1. **Two Blackwell patches required, not one.** The original plan expected a single `patch_stft` application (as with Kokoro). In practice, Chatterbox's voice-clone path hits NVRTC in two distinct locations — `xvector.extract_feature` (via torchaudio's Kaldi.fbank) and `s3tokenizer.log_mel_spectrogram`. Both have dedicated helpers in `blackwell_patch.py`.
2. **Voice reference changed from `samantha_movie_primary.wav` to `samantha_evolving.wav`.** The plan's 34.7 s primary ref is NOT in Panda's server-side allowlist; production defaults to the 5 s `samantha_evolving.wav`. Using the production ref on both sides is more production-faithful and also eliminates the Samantha-30s cap concern (CODE-11/PM-3).

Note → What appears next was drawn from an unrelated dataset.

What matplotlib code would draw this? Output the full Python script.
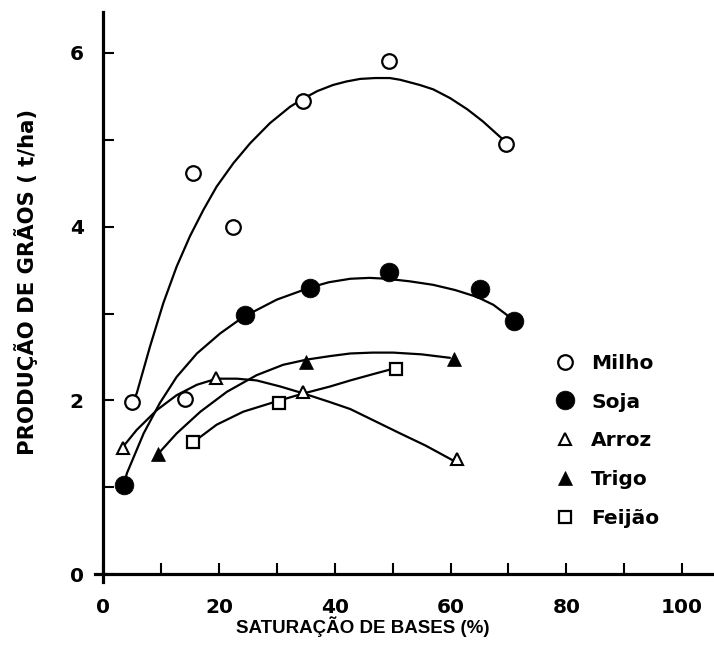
import matplotlib
matplotlib.use("Agg")
import matplotlib.pyplot as plt
from matplotlib import font_manager
from matplotlib.lines import Line2D
from matplotlib.ticker import MultipleLocator

# observed points (saturacao de bases %, producao t/ha)
milho_x = [5.0, 14.2, 15.6, 22.5, 34.5, 49.4, 69.6]
milho_y = [1.98, 2.02, 4.62, 4.00, 5.45, 5.91, 4.95]
soja_x = [3.6, 24.5, 35.8, 49.4, 65.1, 71.0]
soja_y = [1.03, 2.98, 3.29, 3.48, 3.28, 2.91]
arroz_x = [3.5, 19.5, 34.5, 61.1]
arroz_y = [1.45, 2.26, 2.10, 1.32]
trigo_x = [9.5, 35.1, 60.6]
trigo_y = [1.38, 2.44, 2.48]
feijao_x = [15.6, 30.3, 50.6]
feijao_y = [1.52, 1.97, 2.36]

# fitted curves
milho_cx = [5.0, 5.8, 8.1, 10.4, 12.7, 15.0, 17.3, 19.6, 22.5, 25.4, 28.8, 32.3, 34.5,
            37.0, 39.7, 42.0, 44.4, 47.0, 49.5, 51.3, 54.7, 57.0, 59.9, 62.9, 65.6, 69.1]
milho_cy = [1.98, 2.08, 2.62, 3.12, 3.54, 3.89, 4.19, 4.46, 4.73, 4.96, 5.19, 5.38, 5.47,
            5.56, 5.63, 5.67, 5.70, 5.71, 5.71, 5.69, 5.63, 5.58, 5.48, 5.35, 5.21, 5.0]
soja_cx = [3.6, 4.1, 7.0, 9.8, 12.7, 16.2, 20.2, 24.2, 30.0, 35.8, 39.0, 42.7, 46.0, 49.0,
           53.0, 57.0, 60.8, 64.6, 67.4, 70.8]
soja_cy = [1.03, 1.16, 1.62, 1.97, 2.27, 2.54, 2.77, 2.96, 3.16, 3.30, 3.36, 3.40, 3.41, 3.40,
           3.37, 3.33, 3.27, 3.19, 3.10, 2.93]
arroz_cx = [3.0, 5.8, 9.3, 12.7, 16.2, 19.6, 23.1, 26.5, 30.6, 34.6, 39.2, 42.7, 47.0, 51.3,
            55.7, 60.4]
arroz_cy = [1.43, 1.66, 1.89, 2.06, 2.18, 2.25, 2.25, 2.23, 2.16, 2.08, 1.98, 1.90, 1.76, 1.62,
            1.48, 1.31]
trigo_cx = [9.3, 12.7, 16.8, 21.4, 26.5, 31.1, 35.2, 39.2, 42.7, 46.5, 50.1, 55.0, 59.9]
trigo_cy = [1.37, 1.62, 1.87, 2.10, 2.29, 2.41, 2.47, 2.51, 2.54, 2.55, 2.55, 2.53, 2.49]
feijao_cx = [15.6, 19.6, 24.2, 30.0, 34.6, 39.2, 42.7, 46.5, 50.4]
feijao_cy = [1.52, 1.72, 1.87, 1.99, 2.08, 2.16, 2.23, 2.30, 2.37]

labels = ['Milho', 'Soja', 'Arroz', 'Trigo', 'Feijão']

names = {f.name for f in font_manager.fontManager.ttflist}
if 'Liberation Sans Narrow' in names:
    xlab_font, xlab_size = 'Liberation Sans Narrow', 15
else:
    xlab_font, xlab_size = 'Liberation Sans', 13.5

W, H = 714, 666
fig = plt.figure(figsize=(W / 100, H / 100), dpi=100)
ax = fig.add_axes([95 / W, 84 / H, 619 / W, 570 / H])

lw = 1.6
for cx, cy in [(milho_cx, milho_cy), (soja_cx, soja_cy), (arroz_cx, arroz_cy),
               (trigo_cx, trigo_cy), (feijao_cx, feijao_cy)]:
    ax.plot(cx, cy, color='black', lw=lw, zorder=2, solid_capstyle='round',
            solid_joinstyle='round')

styles = [
    dict(marker='o', ms=10.5, mfc='white', mec='black', mew=1.6),
    dict(marker='o', ms=13.5, mfc='black', mec='black', mew=0.5),
    dict(marker='^', ms=8.5, mfc='white', mec='black', mew=1.5),
    dict(marker='^', ms=9.5, mfc='black', mec='black', mew=0.5),
    dict(marker='s', ms=8.5, mfc='white', mec='black', mew=1.6),
]
series = [(milho_x, milho_y), (soja_x, soja_y), (arroz_x, arroz_y),
          (trigo_x, trigo_y), (feijao_x, feijao_y)]
for (x, y), st in zip(series, styles):
    ax.plot(x, y, ls='none', zorder=3, **st)

ax.set_xlim(-1.4, 105.5)
ax.set_ylim(-0.09, 6.47)
for s in ['top', 'right']:
    ax.spines[s].set_visible(False)
ax.spines['left'].set_position(('data', 0))
ax.spines['bottom'].set_position(('data', 0))
ax.spines['left'].set_linewidth(2.3)
ax.spines['bottom'].set_linewidth(2.3)

ax.xaxis.set_major_locator(MultipleLocator(20))
ax.xaxis.set_minor_locator(MultipleLocator(10))
ax.yaxis.set_major_locator(MultipleLocator(2))
ax.yaxis.set_minor_locator(MultipleLocator(1))
ax.tick_params(which='both', direction='in', width=1.5, length=8)
ax.tick_params(axis='x', which='major', pad=17.5)
ax.tick_params(axis='y', which='major', pad=14)

tick_font = dict(family='DejaVu Sans', weight='bold', size=14.5)
ax.set_xticks([0, 20, 40, 60, 80, 100])
ax.set_xticklabels(['0', '20', '40', '60', '80', '100'], fontdict=tick_font)
ax.set_yticks([0, 2, 4, 6])
ax.set_yticklabels(['0', '2', '4', '6'], fontdict=tick_font)

fig.text(363 / W, 1 - 633 / H, 'SATURAÇÃO DE BASES (%)', ha='center', va='baseline',
         family=[xlab_font, 'DejaVu Sans'], weight='bold', fontsize=xlab_size)
fig.text(34 / W, 1 - 282 / H, 'PRODUÇÃO DE GRÃOS ( t/ha)', rotation=90, rotation_mode='anchor',
         ha='center', va='baseline', family='DejaVu Sans', weight='bold', fontsize=15.2)

handles = [Line2D([], [], ls='none', **st) for st in styles]
ax.legend(handles, labels, loc='upper left', bbox_to_anchor=(0.727, 0.418),
          frameon=False, borderpad=0, handlelength=1.0, handletextpad=0.8,
          labelspacing=0.98, prop=dict(family='DejaVu Sans', weight='bold', size=14.5))

fig.savefig('out.png', dpi=100)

3. **A/B scoring is resemblyzer cosine similarity, not human MOS.** The bench loop had no human listener. `scripts/tts_identity_score.py --mode human` is implemented for future audit — it reuses the same paired WAVs already in the samples dir.

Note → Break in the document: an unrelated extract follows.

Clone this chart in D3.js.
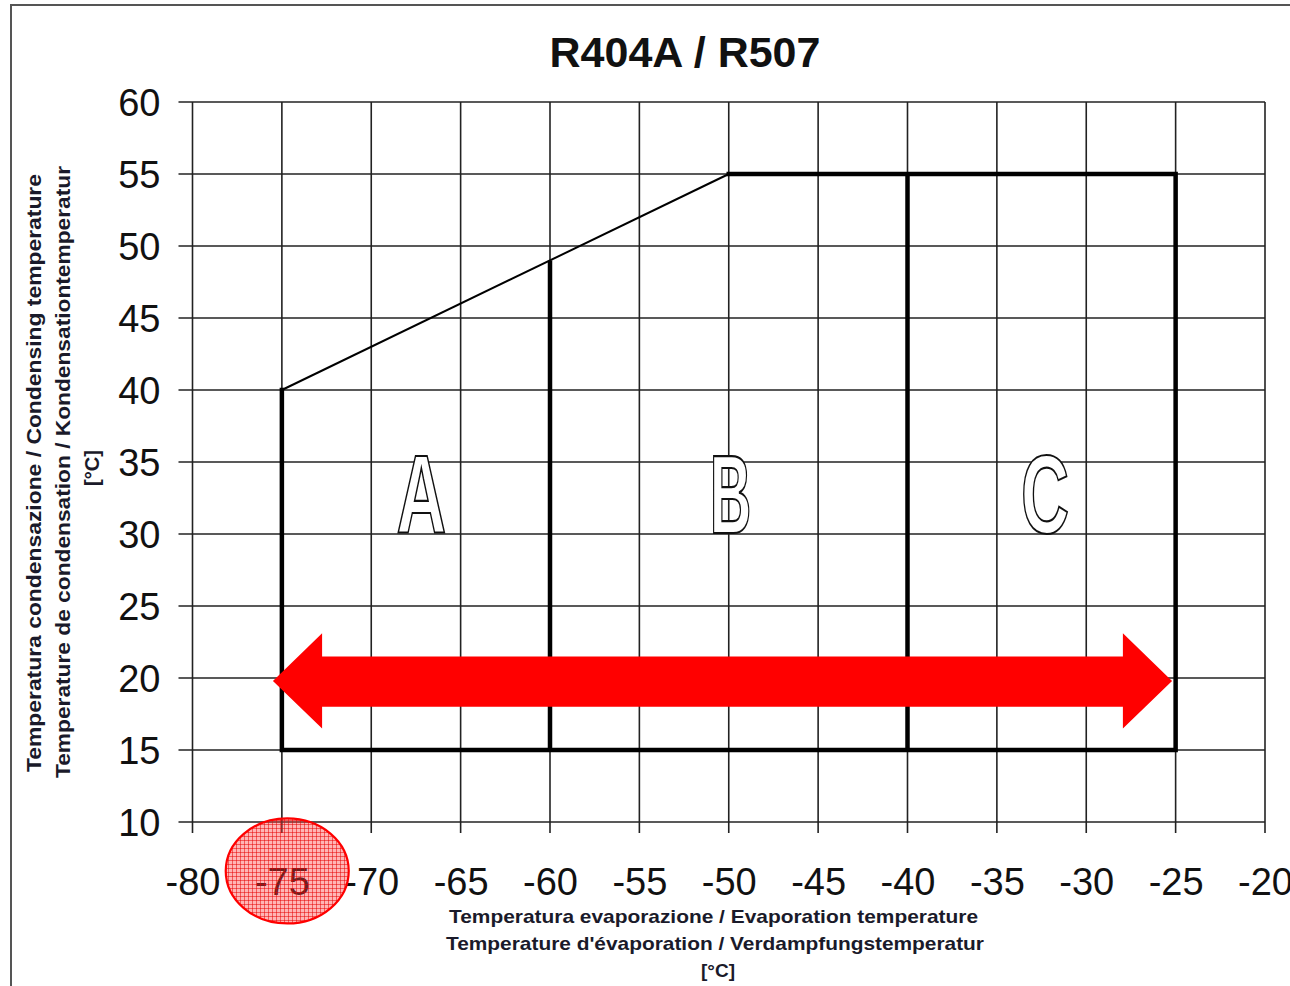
<!DOCTYPE html>
<html><head><meta charset="utf-8">
<script src="https://cdn.jsdelivr.net/npm/d3@7/dist/d3.min.js"></script>
<style>html,body{margin:0;padding:0;background:#fff;overflow:hidden}</style>
</head><body>
<svg id="c" width="1290" height="986"></svg>
<script>
// ---- data ----
const title = "R404A / R507";
const xTicks = [-80,-75,-70,-65,-60,-55,-50,-45,-40,-35,-30,-25,-20];
const yTicks = [10,15,20,25,30,35,40,45,50,55,60];
const xTitleLines = ["Temperatura evaporazione / Evaporation temperature",
                     "Temperature d'évaporation / Verdampfungstemperatur","[°C]"];
const yTitleLines = ["Temperatura condensazione / Condensing temperature",
                     "Temperature de condensation / Kondensationtemperatur","[°C]"];
// envelope outline (thick part)
const envX = [-50,-25,-25,-75,-75];
const envY = [ 55, 55, 15, 15, 40];
// diagonal (thin)
const diagX = [-75,-50];
const diagY = [ 40, 55];
// zone dividers
const divX = [-60,-40];
const divTop = [49,55];
const divBottom = [15,15];
// zone labels
const zoneNames = ["A","B","C"];
const zoneX = [-67.2,-49.9,-32.3];
const zoneY = [30.1,30.1,30.1];
// red double arrow
const arrowX = [-75.5,-72.75,-72.75,-27.95,-27.95,-25.2,-27.95,-27.95,-72.75,-72.75];
const arrowY = [19.8,23.1,21.5,21.5,23.1,19.8,16.5,18.0,18.0,16.5];
// highlight marker
const markX = -74.7, markY = 6.6;

// ---- layout ----
const svg = d3.select("#c");
const x = d3.scaleLinear().domain([-80,-20]).range([192.5,1265]);
const y = d3.scaleLinear().domain([10,60]).range([822,102]);

// outer frame
svg.append("rect").attr("x",11).attr("y",5).attr("width",1320).attr("height",1020)
  .attr("fill","none").attr("stroke","#555").attr("stroke-width",2);

// title
svg.append("text").attr("x",685).attr("y",67).attr("text-anchor","middle")
  .attr("font-family","Liberation Sans, Arial, sans-serif").attr("font-weight","bold")
  .attr("font-size",43).attr("fill","#111").text(title);

// grid
const g = svg.append("g");
g.selectAll(".vg").data(xTicks).join("line")
  .attr("x1",d=>x(d)).attr("x2",d=>x(d)).attr("y1",y(60)).attr("y2",y(10)+11)
  .attr("stroke","#222").attr("stroke-width",1.6);
g.selectAll(".hg").data(yTicks).join("line")
  .attr("x1",x(-80)-14).attr("x2",x(-20)).attr("y1",d=>y(d)).attr("y2",d=>y(d))
  .attr("stroke","#222").attr("stroke-width",1.6);

// axes labels via d3 axes (no domain lines, ticks handled above)
const fmt = d => String(d);
const xa = svg.append("g").attr("transform",`translate(0,${y(10)})`)
  .call(d3.axisBottom(x).tickValues(xTicks).tickSize(0).tickPadding(0).tickFormat(fmt));
xa.select(".domain").remove();
xa.selectAll("text").attr("y",null).attr("dy",null).attr("transform","translate(0,73)")
  .attr("font-family","Liberation Sans, Arial, sans-serif").attr("font-size",38).attr("fill","#111");
const ya = svg.append("g").attr("transform",`translate(${x(-80)},0)`)
  .call(d3.axisLeft(y).tickValues(yTicks).tickSize(0).tickPadding(32).tickFormat(fmt));
ya.select(".domain").remove();
ya.selectAll("text").attr("dy","0.36em")
  .attr("font-family","Liberation Sans, Arial, sans-serif").attr("font-size",38).attr("fill","#111");

// envelope
const line = d3.line().x(d=>x(d[0])).y(d=>y(d[1]));
svg.append("path").attr("d",line(envX.map((v,i)=>[v,envY[i]])))
  .attr("fill","none").attr("stroke","#000").attr("stroke-width",4.5).attr("stroke-linejoin","miter").attr("stroke-linecap","square");
svg.append("path").attr("d",line(diagX.map((v,i)=>[v,diagY[i]])))
  .attr("fill","none").attr("stroke","#000").attr("stroke-width",2);
svg.selectAll(".div").data(divX).join("line")
  .attr("x1",d=>x(d)).attr("x2",d=>x(d)).attr("y1",(d,i)=>y(divTop[i])).attr("y2",(d,i)=>y(divBottom[i]))
  .attr("stroke","#000").attr("stroke-width",4.5);

// zone letters
svg.selectAll(".zl").data(zoneNames).join("text")
  .attr("transform",(d,i)=>`translate(${x(zoneX[i])},${y(zoneY[i])}) scale(${[0.62,0.52,0.6][i]},1)`)
  .attr("text-anchor","middle")
  .attr("font-family","Liberation Sans Narrow, Liberation Sans, Arial, sans-serif").attr("font-weight","bold")
  .attr("font-size",111).attr("fill","#fff").attr("stroke","#111").attr("stroke-width",2.2)
  .text(d=>d);

// red arrow
svg.append("path").attr("d",line(arrowX.map((v,i)=>[v,arrowY[i]]))+"Z").attr("fill","#ff0000");

// axis titles
svg.selectAll(".xt").data(xTitleLines).join("text")
  .attr("x",(d,i)=>[713.5,715,718][i]).attr("y",(d,i)=>923+i*27)
  .attr("text-anchor","middle").attr("font-family","Liberation Sans, Arial, sans-serif")
  .attr("font-weight","bold").attr("font-size",19).attr("fill","#1a1a2a")
  .attr("textLength",(d,i)=>[529,538,null][i]).attr("lengthAdjust","spacingAndGlyphs")
  .text(d=>d);
svg.selectAll(".yt").data(yTitleLines).join("text")
  .attr("transform",(d,i)=>`translate(${[41,70,99][i]},${[473,472,468][i]}) rotate(-90)`)
  .attr("text-anchor","middle").attr("font-family","Liberation Sans, Arial, sans-serif")
  .attr("font-weight","bold").attr("font-size",20).attr("fill","#1a1a2a")
  .attr("textLength",(d,i)=>[598,612,null][i]).attr("lengthAdjust","spacingAndGlyphs")
  .text(d=>d);

// highlight ellipse with hatch pattern
const defs = svg.append("defs");
const pat = defs.append("pattern").attr("id","hatch").attr("patternUnits","userSpaceOnUse")
  .attr("width",4).attr("height",4);
pat.append("rect").attr("width",4).attr("height",4).attr("fill","rgba(255,60,60,0.38)");
pat.append("path").attr("d","M0,0.5H4M0.5,0V4").attr("stroke","rgba(230,0,0,0.5)").attr("stroke-width",1);
svg.append("ellipse").attr("cx",x(markX)).attr("cy",y(markY)).attr("rx",61.5).attr("ry",52.5)
  .attr("fill","url(#hatch)").attr("stroke","#ff0000").attr("stroke-width",2.2);
</script>
</body></html>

4. **nvidia-smi VRAM query returns [N/A] on GB10 unified memory.** `torch.cuda.max_memory_allocated()` is the primary reading; per-process `nvidia-smi --query-compute-apps=pid,used_memory` is the cross-reference. The plan's `--query-gpu=memory.used` path is unusable here.
5. **Gemma post-flight drift ratio written to Registry.** 1.005× this session — cleanly under the 1.2× gate. Next session's Phase 0 prior-drift gate can proceed without `--override-drift`.

## Not doing in this follow-up

- Moving Chatterbox production from Panda to Titan (ADR-017 stands).
- Chatterbox-Turbo evaluation (not released).
- Multilingual tests.
- Automated (non-manual) failover.
- `docker commit`-based persistent Titan Chatterbox service.